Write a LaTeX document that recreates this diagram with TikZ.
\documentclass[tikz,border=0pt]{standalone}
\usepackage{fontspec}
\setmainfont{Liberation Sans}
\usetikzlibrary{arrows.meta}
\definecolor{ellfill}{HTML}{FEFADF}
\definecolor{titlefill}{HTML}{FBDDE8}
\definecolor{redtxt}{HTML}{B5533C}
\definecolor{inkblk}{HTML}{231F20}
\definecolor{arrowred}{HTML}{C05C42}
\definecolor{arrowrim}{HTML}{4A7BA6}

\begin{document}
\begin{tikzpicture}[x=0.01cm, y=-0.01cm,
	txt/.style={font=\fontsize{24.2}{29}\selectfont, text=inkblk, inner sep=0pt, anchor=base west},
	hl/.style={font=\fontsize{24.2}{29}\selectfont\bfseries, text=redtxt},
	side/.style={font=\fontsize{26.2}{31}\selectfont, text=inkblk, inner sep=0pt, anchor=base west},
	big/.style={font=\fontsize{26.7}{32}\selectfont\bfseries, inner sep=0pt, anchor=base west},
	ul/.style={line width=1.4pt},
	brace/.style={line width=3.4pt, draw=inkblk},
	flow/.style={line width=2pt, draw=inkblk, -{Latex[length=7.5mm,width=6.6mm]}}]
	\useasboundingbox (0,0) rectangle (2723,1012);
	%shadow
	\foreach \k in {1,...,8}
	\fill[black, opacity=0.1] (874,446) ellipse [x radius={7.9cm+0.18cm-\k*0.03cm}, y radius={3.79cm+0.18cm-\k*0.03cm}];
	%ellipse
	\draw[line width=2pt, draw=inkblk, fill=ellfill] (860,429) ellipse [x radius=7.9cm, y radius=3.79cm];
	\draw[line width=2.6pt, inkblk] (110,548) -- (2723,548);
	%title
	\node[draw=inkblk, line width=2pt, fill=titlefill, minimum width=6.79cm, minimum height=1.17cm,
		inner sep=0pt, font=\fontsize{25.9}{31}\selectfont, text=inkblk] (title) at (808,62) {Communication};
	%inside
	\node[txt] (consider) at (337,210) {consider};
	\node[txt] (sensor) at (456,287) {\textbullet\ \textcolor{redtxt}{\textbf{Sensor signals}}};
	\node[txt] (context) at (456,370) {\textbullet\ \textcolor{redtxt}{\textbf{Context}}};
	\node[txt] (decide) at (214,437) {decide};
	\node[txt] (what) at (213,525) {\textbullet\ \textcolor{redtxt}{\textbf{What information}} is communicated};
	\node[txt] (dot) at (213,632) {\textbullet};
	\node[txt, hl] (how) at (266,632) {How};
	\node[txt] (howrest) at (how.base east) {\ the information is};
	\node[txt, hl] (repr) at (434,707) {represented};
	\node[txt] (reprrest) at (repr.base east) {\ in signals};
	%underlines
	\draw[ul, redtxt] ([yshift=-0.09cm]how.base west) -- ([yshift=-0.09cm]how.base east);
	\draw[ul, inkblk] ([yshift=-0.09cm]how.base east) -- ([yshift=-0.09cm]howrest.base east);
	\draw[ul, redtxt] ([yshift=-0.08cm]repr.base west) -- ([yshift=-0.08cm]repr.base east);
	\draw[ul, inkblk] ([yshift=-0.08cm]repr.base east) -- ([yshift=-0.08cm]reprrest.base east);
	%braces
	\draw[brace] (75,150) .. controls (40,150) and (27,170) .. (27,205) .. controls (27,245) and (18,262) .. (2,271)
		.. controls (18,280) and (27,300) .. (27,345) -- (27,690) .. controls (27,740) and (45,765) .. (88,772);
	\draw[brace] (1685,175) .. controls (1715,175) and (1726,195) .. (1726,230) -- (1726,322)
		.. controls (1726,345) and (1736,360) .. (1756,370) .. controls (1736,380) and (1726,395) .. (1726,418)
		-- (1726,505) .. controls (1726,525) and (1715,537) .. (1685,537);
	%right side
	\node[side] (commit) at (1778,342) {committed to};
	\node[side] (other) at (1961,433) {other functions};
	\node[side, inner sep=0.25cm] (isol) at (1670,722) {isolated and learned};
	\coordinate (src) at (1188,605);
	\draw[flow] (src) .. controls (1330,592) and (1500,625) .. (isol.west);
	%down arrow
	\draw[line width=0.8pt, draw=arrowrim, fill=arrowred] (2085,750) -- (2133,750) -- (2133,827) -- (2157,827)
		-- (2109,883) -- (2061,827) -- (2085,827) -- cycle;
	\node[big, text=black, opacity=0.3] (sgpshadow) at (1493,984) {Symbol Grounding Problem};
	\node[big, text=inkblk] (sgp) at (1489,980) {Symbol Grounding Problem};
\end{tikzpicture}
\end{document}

****************

Problem to work on: Reproduce the full listing above, character for character.

Result of the task:
Write a LaTeX document that recreates this diagram with TikZ.
\documentclass[tikz,border=0pt]{standalone}
\usepackage{fontspec}
\setmainfont{Liberation Sans}
\usetikzlibrary{arrows.meta}
\definecolor{ellfill}{HTML}{FEFADF}
\definecolor{titlefill}{HTML}{FBDDE8}
\definecolor{redtxt}{HTML}{B5533C}
\definecolor{inkblk}{HTML}{231F20}
\definecolor{arrowred}{HTML}{C05C42}
\definecolor{arrowrim}{HTML}{4A7BA6}

\begin{document}
\begin{tikzpicture}[x=0.01cm, y=-0.01cm,
	txt/.style={font=\fontsize{24.2}{29}\selectfont, text=inkblk, inner sep=0pt, anchor=base west},
	hl/.style={font=\fontsize{24.2}{29}\selectfont\bfseries, text=redtxt},
	side/.style={font=\fontsize{26.2}{31}\selectfont, text=inkblk, inner sep=0pt, anchor=base west},
	big/.style={font=\fontsize{26.7}{32}\selectfont\bfseries, inner sep=0pt, anchor=base west},
	ul/.style={line width=1.4pt},
	brace/.style={line width=3.4pt, draw=inkblk},
	flow/.style={line width=2pt, draw=inkblk, -{Latex[length=7.5mm,width=6.6mm]}}]
	\useasboundingbox (0,0) rectangle (2723,1012);
	%shadow
	\foreach \k in {1,...,8}
	\fill[black, opacity=0.1] (874,446) ellipse [x radius={7.9cm+0.18cm-\k*0.03cm}, y radius={3.79cm+0.18cm-\k*0.03cm}];
	%ellipse
	\draw[line width=2pt, draw=inkblk, fill=ellfill] (860,429) ellipse [x radius=7.9cm, y radius=3.79cm];
	\draw[line width=2.6pt, inkblk] (110,548) -- (2723,548);
	%title
	\node[draw=inkblk, line width=2pt, fill=titlefill, minimum width=6.79cm, minimum height=1.17cm,
		inner sep=0pt, font=\fontsize{25.9}{31}\selectfont, text=inkblk] (title) at (808,62) {Communication};
	%inside
	\node[txt] (consider) at (337,210) {consider};
	\node[txt] (sensor) at (456,287) {\textbullet\ \textcolor{redtxt}{\textbf{Sensor signals}}};
	\node[txt] (context) at (456,370) {\textbullet\ \textcolor{redtxt}{\textbf{Context}}};
	\node[txt] (decide) at (214,437) {decide};
	\node[txt] (what) at (213,525) {\textbullet\ \textcolor{redtxt}{\textbf{What information}} is communicated};
	\node[txt] (dot) at (213,632) {\textbullet};
	\node[txt, hl] (how) at (266,632) {How};
	\node[txt] (howrest) at (how.base east) {\ the information is};
	\node[txt, hl] (repr) at (434,707) {represented};
	\node[txt] (reprrest) at (repr.base east) {\ in signals};
	%underlines
	\draw[ul, redtxt] ([yshift=-0.09cm]how.base west) -- ([yshift=-0.09cm]how.base east);
	\draw[ul, inkblk] ([yshift=-0.09cm]how.base east) -- ([yshift=-0.09cm]howrest.base east);
	\draw[ul, redtxt] ([yshift=-0.08cm]repr.base west) -- ([yshift=-0.08cm]repr.base east);
	\draw[ul, inkblk] ([yshift=-0.08cm]repr.base east) -- ([yshift=-0.08cm]reprrest.base east);
	%braces
	\draw[brace] (75,150) .. controls (40,150) and (27,170) .. (27,205) .. controls (27,245) and (18,262) .. (2,271)
		.. controls (18,280) and (27,300) .. (27,345) -- (27,690) .. controls (27,740) and (45,765) .. (88,772);
	\draw[brace] (1685,175) .. controls (1715,175) and (1726,195) .. (1726,230) -- (1726,322)
		.. controls (1726,345) and (1736,360) .. (1756,370) .. controls (1736,380) and (1726,395) .. (1726,418)
		-- (1726,505) .. controls (1726,525) and (1715,537) .. (1685,537);
	%right side
	\node[side] (commit) at (1778,342) {committed to};
	\node[side] (other) at (1961,433) {other functions};
	\node[side, inner sep=0.25cm] (isol) at (1670,722) {isolated and learned};
	\coordinate (src) at (1188,605);
	\draw[flow] (src) .. controls (1330,592) and (1500,625) .. (isol.west);
	%down arrow
	\draw[line width=0.8pt, draw=arrowrim, fill=arrowred] (2085,750) -- (2133,750) -- (2133,827) -- (2157,827)
		-- (2109,883) -- (2061,827) -- (2085,827) -- cycle;
	\node[big, text=black, opacity=0.3] (sgpshadow) at (1493,984) {Symbol Grounding Problem};
	\node[big, text=inkblk] (sgp) at (1489,980) {Symbol Grounding Problem};
\end{tikzpicture}
\end{document}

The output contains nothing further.